One of the great contributors to anxiety and depression -- and potentially, to problems in our relationships -- is negative thinking. I see this frequently in clients who find the glass half empty, and such thinking tends to create additional problems in their functioning and coping.
A person who tends to be negative usually experiences cognitive distortions, irrational thought patterns that involve viewing the world unrealistically. They are thoughts that may feel very real to someone but are, in fact, not necessarily true. It's normal to experience an occasional cognitive distortion from time to time, but when these thought patterns are frequent and pervasive, problems in coping will arise. The following are examples of some common cognitive distortions.
- Personalizing: This occurs when we assume that events occur as consequences of our own behavior. For example, assuming that someone's irritability is because of something you've done is personalizing.
- Blaming: If I tend to blame others for my difficulties, without taking any personal responsibility, I'm engaged in blaming. This is the opposite of personalization.
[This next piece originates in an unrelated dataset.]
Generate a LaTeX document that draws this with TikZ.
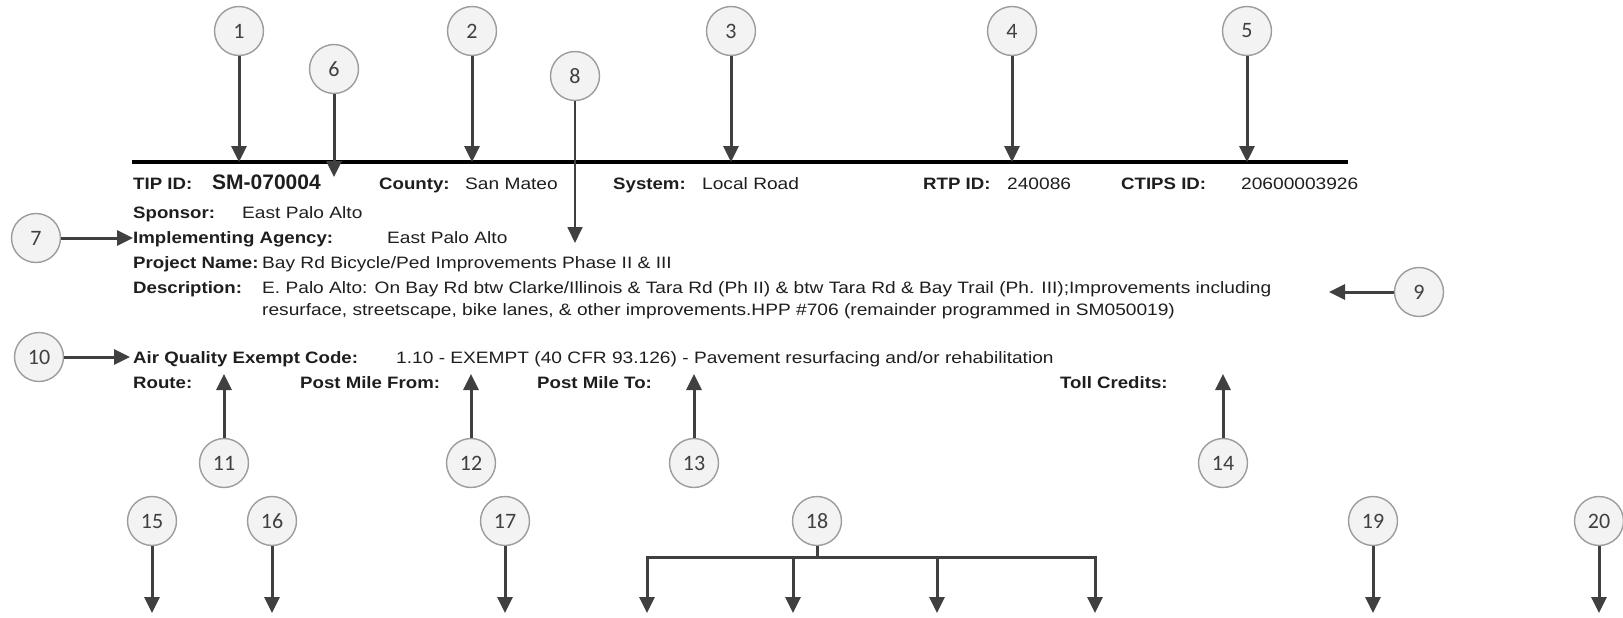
\documentclass[tikz,border=0pt]{standalone}
\usepackage{fontspec}
\setmainfont{Liberation Sans}[FakeStretch=1.16]
\newfontfamily\lblfont{Liberation Sans}[FakeStretch=1.13]
\newfontfamily\idfont{Liberation Sans}
\newfontfamily\numfont{Carlito}
\usepackage{xcolor}
\usepackage{tikz}
\usetikzlibrary{arrows.meta,positioning}
\definecolor{Ink}{HTML}{1E1E1E}
\definecolor{Shaft}{HTML}{404040}
\definecolor{Ring}{HTML}{9C9C9C}
\definecolor{Disc}{HTML}{F3F3F3}

\begin{document}
\begin{tikzpicture}[
  x=1pt,y=-1pt,
  num/.style={circle,draw=Ring,line width=1.4pt,fill=Disc,minimum size=49pt,inner sep=0pt,font=\numfont\fontsize{22}{24}\selectfont,text=Ink!85},
  lbl/.style={anchor=base west,inner sep=0pt,font=\lblfont\fontsize{16.5}{19}\selectfont\bfseries,text=Ink},
  val/.style={anchor=base west,inner sep=0pt,font=\fontsize{16.5}{19}\selectfont,text=Ink},
  idval/.style={anchor=base west,inner sep=0pt,font=\idfont\fontsize{21}{24}\selectfont\bfseries,text=Ink},
  arrow/.style={-{Triangle[length=16pt,width=15pt]},line width=3pt,draw=Shaft},
  thinarrow/.style={arrow,line width=1.8pt},
  shaft/.style={line width=3pt,draw=Shaft}
]
\useasboundingbox (0,0) rectangle (1623,618);

% header rule
\coordinate (ruleL) at (132,162);
\coordinate (ruleR) at (1348,162);
\draw[line width=4.5pt] (ruleL) -- (ruleR);

% record text
\node[lbl] (tiplbl) at (133,189) {TIP ID:};
\node[idval] (tipval) at (212,189) {SM-070004};
\node[lbl] (cntylbl) at (379,189) {County:};
\node[val] (cntyval) at (465,189) {San Mateo};
\node[lbl] (syslbl) at (613,189) {System:};
\node[val] (sysval) at (702,189) {Local Road};
\node[lbl] (rtplbl) at (923,189) {RTP ID:};
\node[val] (rtpval) at (1007,189) {240086};
\node[lbl] (ctipslbl) at (1121,189) {CTIPS ID:};
\node[val] (ctipsval) at (1241,189) {20600003926};
\node[lbl] (sponlbl) at (133,218) {Sponsor:};
\node[val] (sponval) at (242,218) {East Palo Alto};
\node[lbl] (agnlbl) at (133,243) {Implementing Agency:};
\node[val] (agnval) at (387,243) {East Palo Alto};
\node[lbl] (projlbl) at (133,268) {Project Name:};
\node[val] (projval) at (262,268) {Bay Rd Bicycle/Ped Improvements Phase II \& III};
\node[lbl] (desclbl) at (133,293) {Description:};
\node[val] (descval) at (262,293) {E. Palo Alto: On Bay Rd btw Clarke/Illinois \& Tara Rd (Ph II) \& btw Tara Rd \& Bay Trail (Ph. III);Improvements including};
\node[val] (descval2) at (262,315) {resurface, streetscape, bike lanes, \& other improvements.HPP \#706 (remainder programmed in SM050019)};
\node[lbl] (aqlbl) at (133,363) {Air Quality Exempt Code:};
\node[val] (aqval) at (396,363) {1.10 - EXEMPT (40 CFR 93.126) - Pavement resurfacing and/or rehabilitation};
\node[lbl] (routelbl) at (133,388) {Route:};
\node[lbl] (pmfromlbl) at (300,388) {Post Mile From:};
\node[lbl] (pmtolbl) at (537,388) {Post Mile To:};
\node[lbl] (tolllbl) at (1060,388) {Toll Credits:};

% callout circles
\node[num] (n1) at (239,31) {1};
\node[num] (n2) at (472,31) {2};
\node[num] (n3) at (731,31) {3};
\node[num] (n4) at (1012,31) {4};
\node[num] (n5) at (1247,31) {5};
\node[num] (n6) at (334,69) {6};
\node[num] (n7) at (36,238) {7};
\node[num] (n8) at (575,76) {8};
\node[num] (n9) at (1419,292) {9};
\node[num] (n10) at (39,357) {10};
\node[num] (n11) at (224,463) {11};
\node[num] (n12) at (471,463) {12};
\node[num] (n13) at (694,463) {13};
\node[num] (n14) at (1223,463) {14};
\node[num] (n15) at (152,521) {15};
\node[num] (n16) at (272,521) {16};
\node[num] (n17) at (505,521) {17};
\node[num] (n18) at (817,521) {18};
\node[num] (n19) at (1373,521) {19};
\node[num] (n20) at (1599,521) {20};

% free arrow ends
\coordinate (tip6) at (334,177);
\coordinate (tip8) at (575,243);
\coordinate (tip9) at (1329,292);
\coordinate (up) at (0,374);
\coordinate (floor) at (0,613);
\coordinate (brL) at (647,557);
\coordinate (brM1) at (793,557);
\coordinate (brM2) at (937,557);
\coordinate (brR) at (1095,557);

% arrows
\draw[arrow] (n1) -- (n1 |- ruleL);
\draw[arrow] (n2) -- (n2 |- ruleL);
\draw[arrow] (n3) -- (n3 |- ruleL);
\draw[arrow] (n4) -- (n4 |- ruleL);
\draw[arrow] (n5) -- (n5 |- ruleL);
\draw[arrow] (n6) -- (tip6);
\draw[thinarrow] (n8) -- (tip8);
\draw[arrow] (n7) -- (n7 -| agnlbl.west);
\draw[arrow,shorten >=3pt] (n10) -- (n10 -| aqlbl.west);
\draw[arrow] (n9) -- (tip9);
\draw[arrow] (n11) -- (n11 |- up);
\draw[arrow] (n12) -- (n12 |- up);
\draw[arrow] (n13) -- (n13 |- up);
\draw[arrow] (n14) -- (n14 |- up);
\draw[arrow] (n15) -- (n15 |- floor);
\draw[arrow] (n16) -- (n16 |- floor);
\draw[arrow] (n17) -- (n17 |- floor);
\draw[arrow] (n19) -- (n19 |- floor);
\draw[arrow] (n20) -- (n20 |- floor);
\draw[shaft] (n18) -- (n18 |- brL);
\draw[arrow] (brR) -- (brL) -- (brL |- floor);
\draw[arrow] (brL) -- (brR) -- (brR |- floor);
\draw[arrow] (brM1) -- (brM1 |- floor);
\draw[arrow] (brM2) -- (brM2 |- floor);
\end{tikzpicture}
\end{document}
- Mindreading: When we think we know what someone else is thinking or what their motivations are, we're mindreading. It's impossible to know what another is thinking unless they tell us.
- Disqualifying the positive: Refusing to recognize positive events when they occur or minimizing them reinforces negative thinking.
- Magnifying and Minimizing: Viewing an event disproportionately to its realistic impact results in magnifying (or catastrophizing) or minimizing. Both are viewing an event in an unrealistic way.
- All-or-Nothing / Black-and-White Thinking: This is dichotomous reasoning that lacks any recognition of the "gray" areas that pervade life. Signs of this kind of thinking include using words like "always", "never", "good", and "bad".
These are just a few of the more common cognitive distortions. Therapy can help clients both identify the cognitive distortions they're utilizing and restructure their thinking in a more realistic, adaptive, and healthy way. When this restructuring occurs, clients often report an improved mood with fewer symptoms of anxiety and depression, and greater satisfaction in their relationships as they begin to view their interactions in a more positive, realistic light.
Remember, you cannot live a positive life with a negative mind.